1. What “anonymized” means for GDPR and why it matters
The GDPR exempts data that is genuinely anonymised because anonymisation “permanently prevents identification,” but regulators and technical literature warn that high‑dimensional ML datasets are often re‑identifiable in practice, so the legal safety of calling training logs “anonymous” is conditional on demonstrable methods and testing [1] [4]. The EDPB explicitly sets out that controllers must be able to show anonymity by reference to concrete techniques and tests and that a model trained on unlawfully processed personal data may still create downstream legal problems unless it has been duly anonymised [4].
2. Retention obligations under the GDPR
GDPR’s core retention and purpose‑limitation principles require controllers to delete or anonymise personal data once it is no longer needed for the original purpose, and AI training datasets must therefore have defined retention periods and review cycles; data minimisation and DPIAs are recommended safeguards for AI projects [3] [6]. National supervisory authorities such as France’s CNIL note that while retention periods must be aligned to purpose, they may permit extended retention for AI projects where justified — but that flexibility does not remove the need for documented rationale and safeguards [7] [8].

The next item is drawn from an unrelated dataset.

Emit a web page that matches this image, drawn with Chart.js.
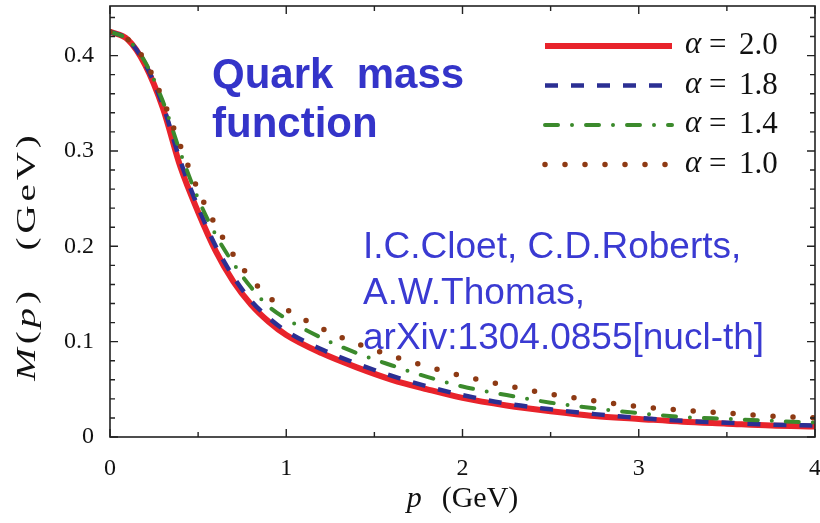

3. How CCPA/CPRA treats conversational logs and retention
In California, the CCPA (and its CPRA amendments) governs “personal information” broadly, including data that can reasonably be linked to a consumer or household, so logs that remain linkable fall squarely within the law and bring rights such as deletion and opt‑out; technical deletion from a dataset does not necessarily erase a model’s learned influence, creating a legal and technical tension for retention policies [2] [9]. Recent state‑level privacy laws and CPRA add explicit expectations around limits to retention and sharing of sensitive data for AI uses, reinforcing the need to limit retention to what is necessary [10] [11].
4. Pseudonymisation, differential privacy and the middle ground
Pseudonymisation reduces identifiability but does not render data outside GDPR’s scope; regulators and guidance therefore encourage privacy‑enhancing techniques (differential privacy, synthetic data, k‑anonymity) where true anonymisation is infeasible, and advise embedding models within systems that prevent extraction attacks that could re‑identify individuals [12] [13] [8]. Industry commentary urges using synthetic or rigorously anonymised datasets to reduce retention risk and to give users granular controls over retention or opt‑out for model improvement [14] [3].
5. Practical compliance checklist emerging from guidance
Across EU and US guidance the consistent requirements are: document a lawful basis for processing (or prove anonymisation), limit retention and define retention periods, perform DPIAs or equivalent risk assessments for model training, contractually require processors to mirror retention and deletion obligations, and test anonymisation against re‑identification risk before claiming exemption — while accepting regulator flexibility for justified AI use cases is possible but must be demonstrable [4] [3] [5] [9].
6. Conflicting incentives and the enforcement horizon
There is an implicit industry incentive to characterise data as anonymized to avoid regulatory friction while still gaining the analytical benefits of long lived logs; regulators, for their part, show a mix of flexibility for innovation (CNIL) and strict technical scrutiny (EDPB) that creates uncertainty — the practical consequence is that organisations must prepare for audits and be conservative in retention policies unless they can objectively prove anonymisation or a lawful basis for extended retention [7] [4] [14].